Every line below should be copied exactly; drop the pictures.

__Collected data__:
● ● ● ● ●
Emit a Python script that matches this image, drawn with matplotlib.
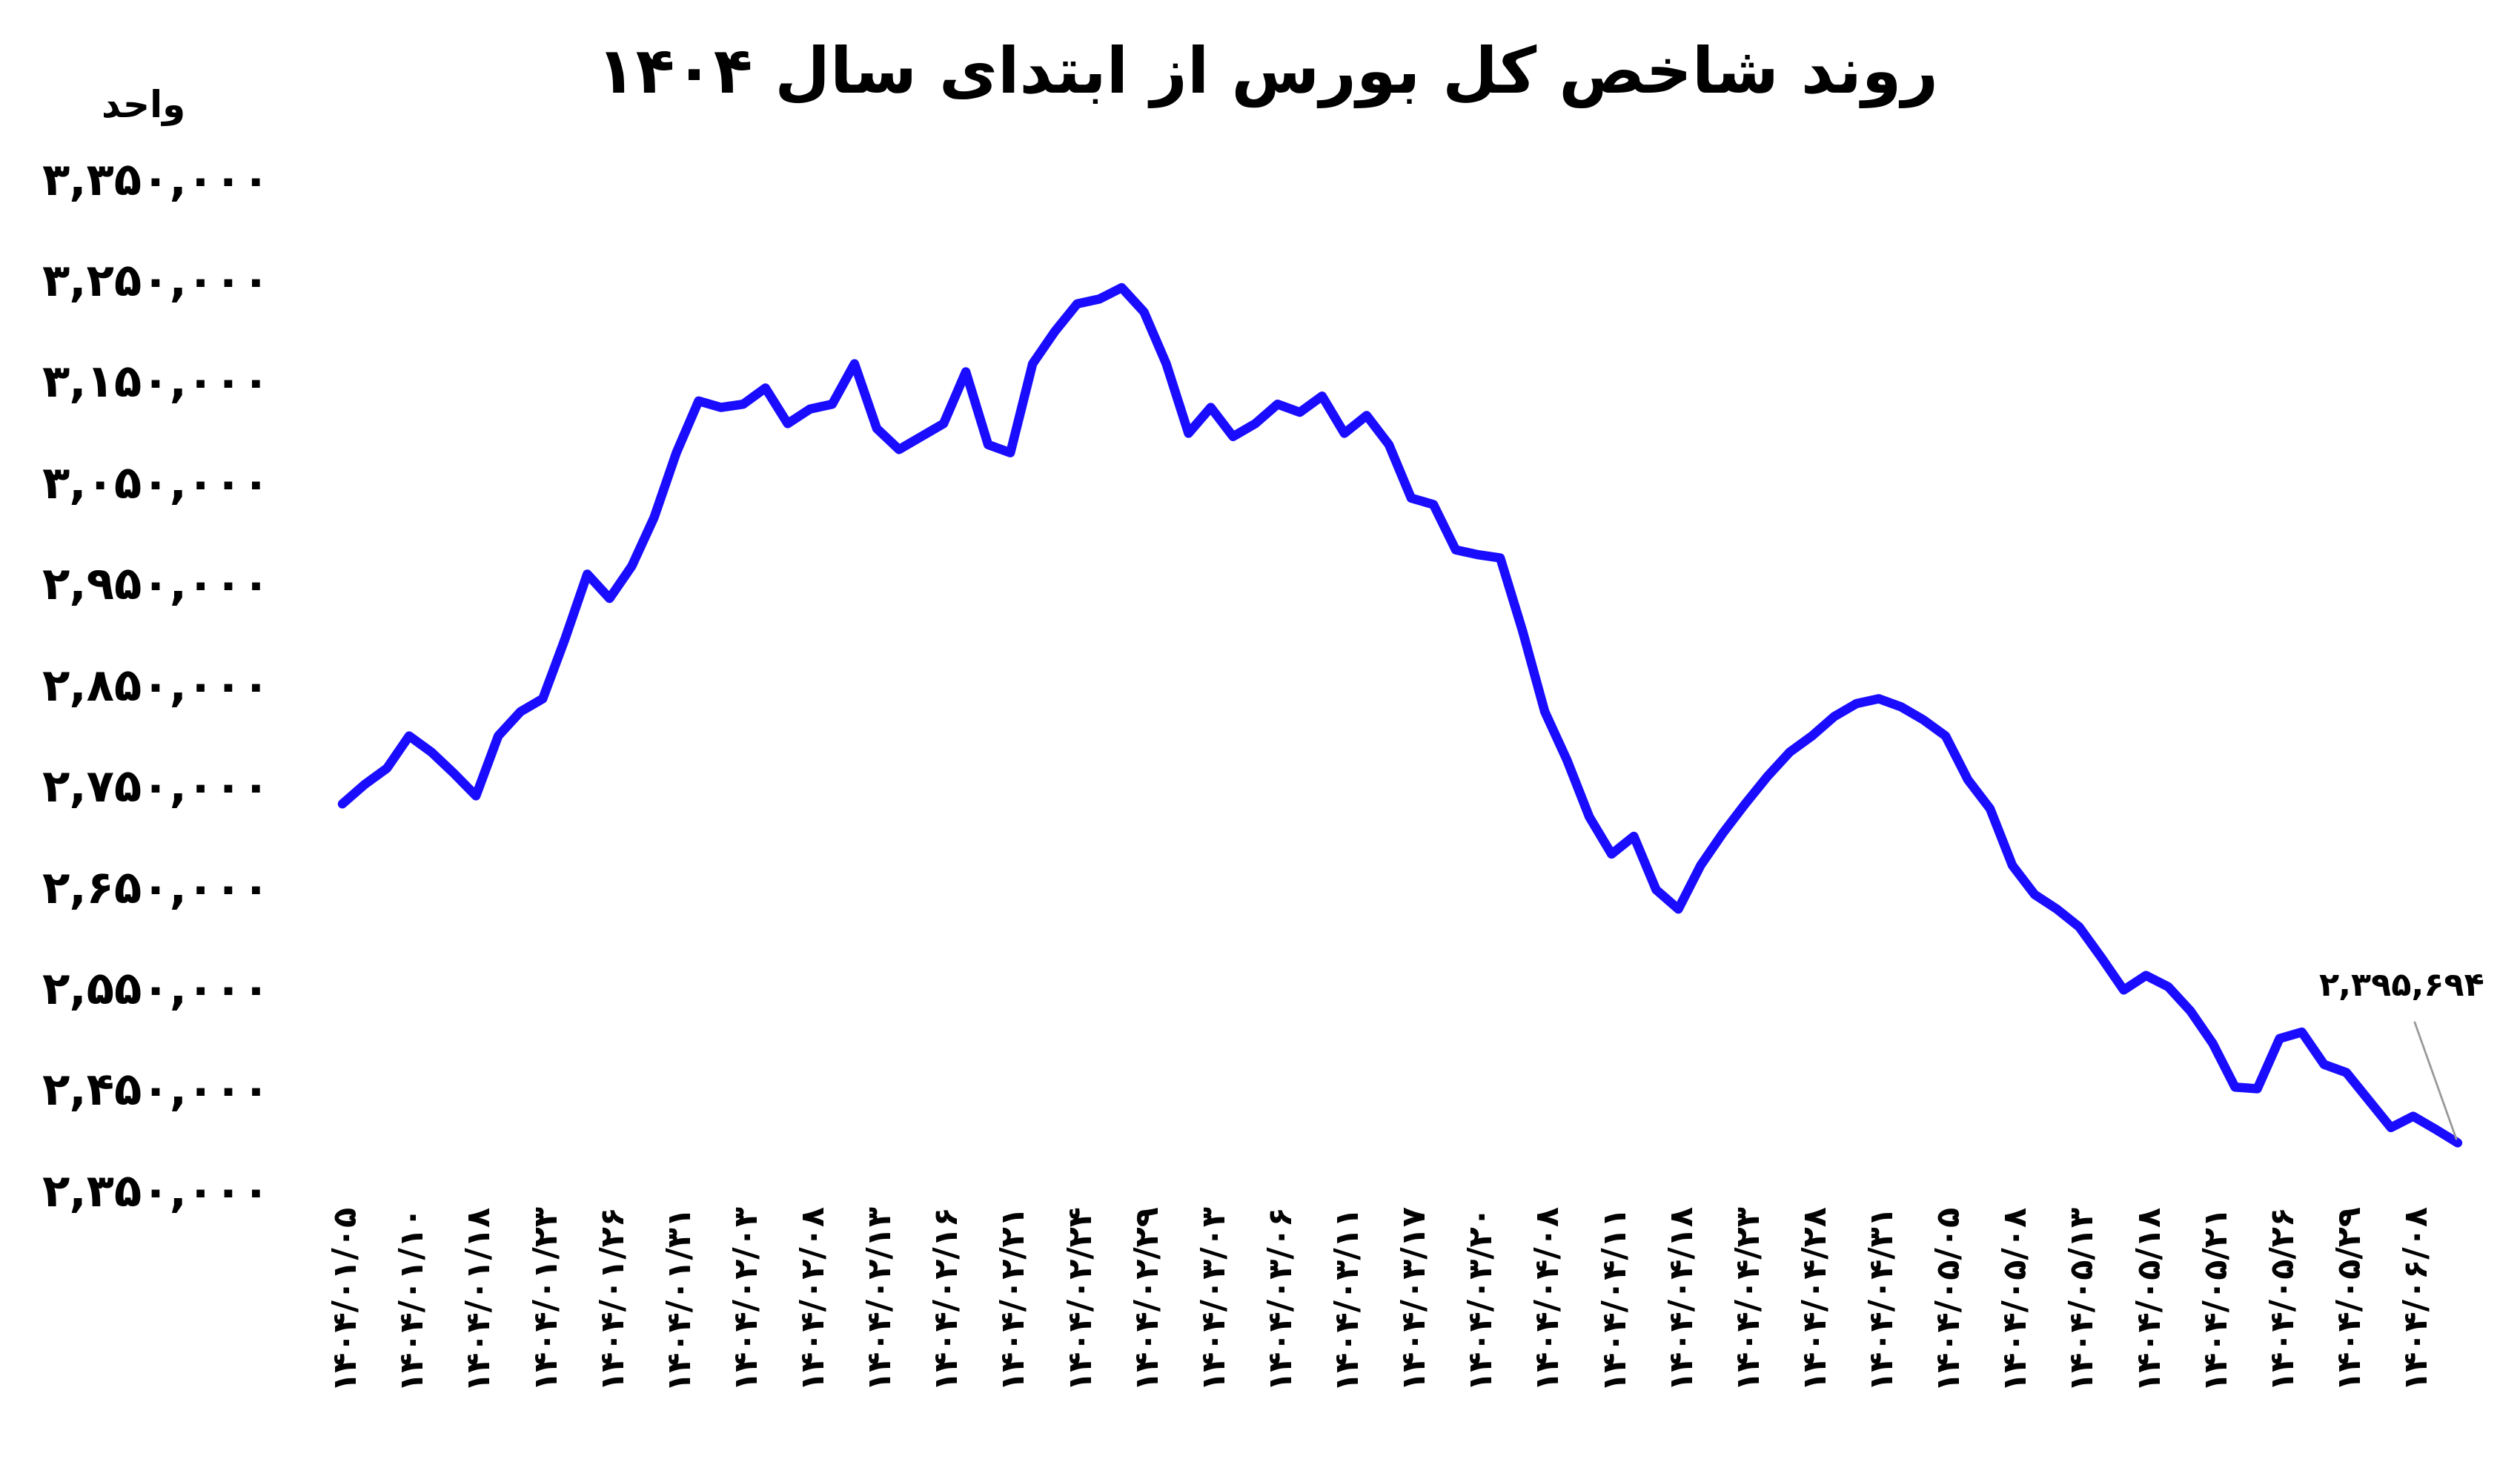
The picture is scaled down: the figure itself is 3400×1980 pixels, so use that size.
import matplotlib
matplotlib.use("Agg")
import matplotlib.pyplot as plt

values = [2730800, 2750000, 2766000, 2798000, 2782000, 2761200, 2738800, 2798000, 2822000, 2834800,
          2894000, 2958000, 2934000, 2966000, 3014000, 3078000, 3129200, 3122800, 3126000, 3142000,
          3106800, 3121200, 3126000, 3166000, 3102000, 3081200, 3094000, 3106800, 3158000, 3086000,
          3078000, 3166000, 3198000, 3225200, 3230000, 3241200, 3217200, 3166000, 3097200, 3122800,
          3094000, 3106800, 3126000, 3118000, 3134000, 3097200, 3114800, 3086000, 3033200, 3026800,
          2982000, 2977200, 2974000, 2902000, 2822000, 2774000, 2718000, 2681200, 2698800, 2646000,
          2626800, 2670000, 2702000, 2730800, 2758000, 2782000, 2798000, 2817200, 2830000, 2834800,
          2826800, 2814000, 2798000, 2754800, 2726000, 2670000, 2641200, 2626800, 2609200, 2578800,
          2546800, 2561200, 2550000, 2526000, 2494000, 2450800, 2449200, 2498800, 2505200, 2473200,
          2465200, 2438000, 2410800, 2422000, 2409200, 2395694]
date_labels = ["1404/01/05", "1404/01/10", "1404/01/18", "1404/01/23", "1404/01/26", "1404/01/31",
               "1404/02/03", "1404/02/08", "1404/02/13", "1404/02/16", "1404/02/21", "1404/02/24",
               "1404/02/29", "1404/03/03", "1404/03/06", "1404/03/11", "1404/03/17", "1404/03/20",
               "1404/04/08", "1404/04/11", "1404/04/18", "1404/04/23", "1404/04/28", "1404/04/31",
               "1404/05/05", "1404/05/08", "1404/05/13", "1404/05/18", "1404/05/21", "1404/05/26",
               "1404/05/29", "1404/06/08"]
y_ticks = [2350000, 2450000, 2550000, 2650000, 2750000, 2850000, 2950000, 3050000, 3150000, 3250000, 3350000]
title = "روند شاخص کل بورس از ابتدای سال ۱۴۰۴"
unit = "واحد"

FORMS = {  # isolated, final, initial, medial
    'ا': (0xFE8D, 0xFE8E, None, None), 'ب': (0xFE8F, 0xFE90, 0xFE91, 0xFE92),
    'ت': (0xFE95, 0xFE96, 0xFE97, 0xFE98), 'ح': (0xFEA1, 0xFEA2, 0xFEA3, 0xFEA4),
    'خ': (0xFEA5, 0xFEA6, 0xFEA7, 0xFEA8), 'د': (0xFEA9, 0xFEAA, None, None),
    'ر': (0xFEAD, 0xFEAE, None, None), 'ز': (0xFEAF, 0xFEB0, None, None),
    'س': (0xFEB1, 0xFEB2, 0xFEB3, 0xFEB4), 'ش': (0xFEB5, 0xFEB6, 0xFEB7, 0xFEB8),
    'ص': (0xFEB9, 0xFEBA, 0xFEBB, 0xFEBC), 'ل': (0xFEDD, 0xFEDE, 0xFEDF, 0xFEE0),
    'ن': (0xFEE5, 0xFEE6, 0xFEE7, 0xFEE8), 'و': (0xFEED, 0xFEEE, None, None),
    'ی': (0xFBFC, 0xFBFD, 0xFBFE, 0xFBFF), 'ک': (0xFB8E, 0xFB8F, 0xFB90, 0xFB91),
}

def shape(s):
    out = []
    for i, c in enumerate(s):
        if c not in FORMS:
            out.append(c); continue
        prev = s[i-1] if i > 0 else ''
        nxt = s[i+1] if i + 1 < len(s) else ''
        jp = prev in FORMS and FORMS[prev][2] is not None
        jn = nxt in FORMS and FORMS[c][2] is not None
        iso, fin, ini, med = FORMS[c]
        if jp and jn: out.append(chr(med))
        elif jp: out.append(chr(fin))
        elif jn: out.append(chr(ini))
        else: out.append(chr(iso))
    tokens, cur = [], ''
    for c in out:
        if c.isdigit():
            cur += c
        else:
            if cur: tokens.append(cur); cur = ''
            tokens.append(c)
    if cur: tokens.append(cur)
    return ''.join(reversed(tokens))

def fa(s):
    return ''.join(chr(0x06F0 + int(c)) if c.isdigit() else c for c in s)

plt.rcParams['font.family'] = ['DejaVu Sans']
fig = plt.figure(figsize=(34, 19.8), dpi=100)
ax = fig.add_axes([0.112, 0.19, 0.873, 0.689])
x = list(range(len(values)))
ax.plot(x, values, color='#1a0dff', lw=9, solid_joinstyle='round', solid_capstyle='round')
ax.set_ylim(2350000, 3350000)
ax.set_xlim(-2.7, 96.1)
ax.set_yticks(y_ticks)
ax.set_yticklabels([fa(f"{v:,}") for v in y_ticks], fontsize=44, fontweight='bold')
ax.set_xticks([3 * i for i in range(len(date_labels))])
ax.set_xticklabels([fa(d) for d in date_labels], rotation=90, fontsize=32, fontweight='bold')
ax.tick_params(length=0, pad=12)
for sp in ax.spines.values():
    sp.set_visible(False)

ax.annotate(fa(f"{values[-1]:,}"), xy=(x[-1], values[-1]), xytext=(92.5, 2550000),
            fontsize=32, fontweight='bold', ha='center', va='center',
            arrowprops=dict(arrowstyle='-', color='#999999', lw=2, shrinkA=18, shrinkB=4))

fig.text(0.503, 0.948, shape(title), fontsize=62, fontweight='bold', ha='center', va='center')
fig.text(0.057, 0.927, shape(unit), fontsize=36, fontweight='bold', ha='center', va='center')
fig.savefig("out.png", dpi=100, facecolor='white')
● ● ● ● ●
__Exercise response__:
Emit a Python script that matches this image, drawn with matplotlib.
The picture is scaled down: the figure itself is 3400×1980 pixels, so use that size.
import matplotlib
matplotlib.use("Agg")
import matplotlib.pyplot as plt

values = [2730800, 2750000, 2766000, 2798000, 2782000, 2761200, 2738800, 2798000, 2822000, 2834800,
          2894000, 2958000, 2934000, 2966000, 3014000, 3078000, 3129200, 3122800, 3126000, 3142000,
          3106800, 3121200, 3126000, 3166000, 3102000, 3081200, 3094000, 3106800, 3158000, 3086000,
          3078000, 3166000, 3198000, 3225200, 3230000, 3241200, 3217200, 3166000, 3097200, 3122800,
          3094000, 3106800, 3126000, 3118000, 3134000, 3097200, 3114800, 3086000, 3033200, 3026800,
          2982000, 2977200, 2974000, 2902000, 2822000, 2774000, 2718000, 2681200, 2698800, 2646000,
          2626800, 2670000, 2702000, 2730800, 2758000, 2782000, 2798000, 2817200, 2830000, 2834800,
          2826800, 2814000, 2798000, 2754800, 2726000, 2670000, 2641200, 2626800, 2609200, 2578800,
          2546800, 2561200, 2550000, 2526000, 2494000, 2450800, 2449200, 2498800, 2505200, 2473200,
          2465200, 2438000, 2410800, 2422000, 2409200, 2395694]
date_labels = ["1404/01/05", "1404/01/10", "1404/01/18", "1404/01/23", "1404/01/26", "1404/01/31",
               "1404/02/03", "1404/02/08", "1404/02/13", "1404/02/16", "1404/02/21", "1404/02/24",
               "1404/02/29", "1404/03/03", "1404/03/06", "1404/03/11", "1404/03/17", "1404/03/20",
               "1404/04/08", "1404/04/11", "1404/04/18", "1404/04/23", "1404/04/28", "1404/04/31",
               "1404/05/05", "1404/05/08", "1404/05/13", "1404/05/18", "1404/05/21", "1404/05/26",
               "1404/05/29", "1404/06/08"]
y_ticks = [2350000, 2450000, 2550000, 2650000, 2750000, 2850000, 2950000, 3050000, 3150000, 3250000, 3350000]
title = "روند شاخص کل بورس از ابتدای سال ۱۴۰۴"
unit = "واحد"

FORMS = {  # isolated, final, initial, medial
    'ا': (0xFE8D, 0xFE8E, None, None), 'ب': (0xFE8F, 0xFE90, 0xFE91, 0xFE92),
    'ت': (0xFE95, 0xFE96, 0xFE97, 0xFE98), 'ح': (0xFEA1, 0xFEA2, 0xFEA3, 0xFEA4),
    'خ': (0xFEA5, 0xFEA6, 0xFEA7, 0xFEA8), 'د': (0xFEA9, 0xFEAA, None, None),
    'ر': (0xFEAD, 0xFEAE, None, None), 'ز': (0xFEAF, 0xFEB0, None, None),
    'س': (0xFEB1, 0xFEB2, 0xFEB3, 0xFEB4), 'ش': (0xFEB5, 0xFEB6, 0xFEB7, 0xFEB8),
    'ص': (0xFEB9, 0xFEBA, 0xFEBB, 0xFEBC), 'ل': (0xFEDD, 0xFEDE, 0xFEDF, 0xFEE0),
    'ن': (0xFEE5, 0xFEE6, 0xFEE7, 0xFEE8), 'و': (0xFEED, 0xFEEE, None, None),
    'ی': (0xFBFC, 0xFBFD, 0xFBFE, 0xFBFF), 'ک': (0xFB8E, 0xFB8F, 0xFB90, 0xFB91),
}

def shape(s):
    out = []
    for i, c in enumerate(s):
        if c not in FORMS:
            out.append(c); continue
        prev = s[i-1] if i > 0 else ''
        nxt = s[i+1] if i + 1 < len(s) else ''
        jp = prev in FORMS and FORMS[prev][2] is not None
        jn = nxt in FORMS and FORMS[c][2] is not None
        iso, fin, ini, med = FORMS[c]
        if jp and jn: out.append(chr(med))
        elif jp: out.append(chr(fin))
        elif jn: out.append(chr(ini))
        else: out.append(chr(iso))
    tokens, cur = [], ''
    for c in out:
        if c.isdigit():
            cur += c
        else:
            if cur: tokens.append(cur); cur = ''
            tokens.append(c)
    if cur: tokens.append(cur)
    return ''.join(reversed(tokens))

def fa(s):
    return ''.join(chr(0x06F0 + int(c)) if c.isdigit() else c for c in s)

plt.rcParams['font.family'] = ['DejaVu Sans']
fig = plt.figure(figsize=(34, 19.8), dpi=100)
ax = fig.add_axes([0.112, 0.19, 0.873, 0.689])
x = list(range(len(values)))
ax.plot(x, values, color='#1a0dff', lw=9, solid_joinstyle='round', solid_capstyle='round')
ax.set_ylim(2350000, 3350000)
ax.set_xlim(-2.7, 96.1)
ax.set_yticks(y_ticks)
ax.set_yticklabels([fa(f"{v:,}") for v in y_ticks], fontsize=44, fontweight='bold')
ax.set_xticks([3 * i for i in range(len(date_labels))])
ax.set_xticklabels([fa(d) for d in date_labels], rotation=90, fontsize=32, fontweight='bold')
ax.tick_params(length=0, pad=12)
for sp in ax.spines.values():
    sp.set_visible(False)

ax.annotate(fa(f"{values[-1]:,}"), xy=(x[-1], values[-1]), xytext=(92.5, 2550000),
            fontsize=32, fontweight='bold', ha='center', va='center',
            arrowprops=dict(arrowstyle='-', color='#999999', lw=2, shrinkA=18, shrinkB=4))

fig.text(0.503, 0.948, shape(title), fontsize=62, fontweight='bold', ha='center', va='center')
fig.text(0.057, 0.927, shape(unit), fontsize=36, fontweight='bold', ha='center', va='center')
fig.savefig("out.png", dpi=100, facecolor='white')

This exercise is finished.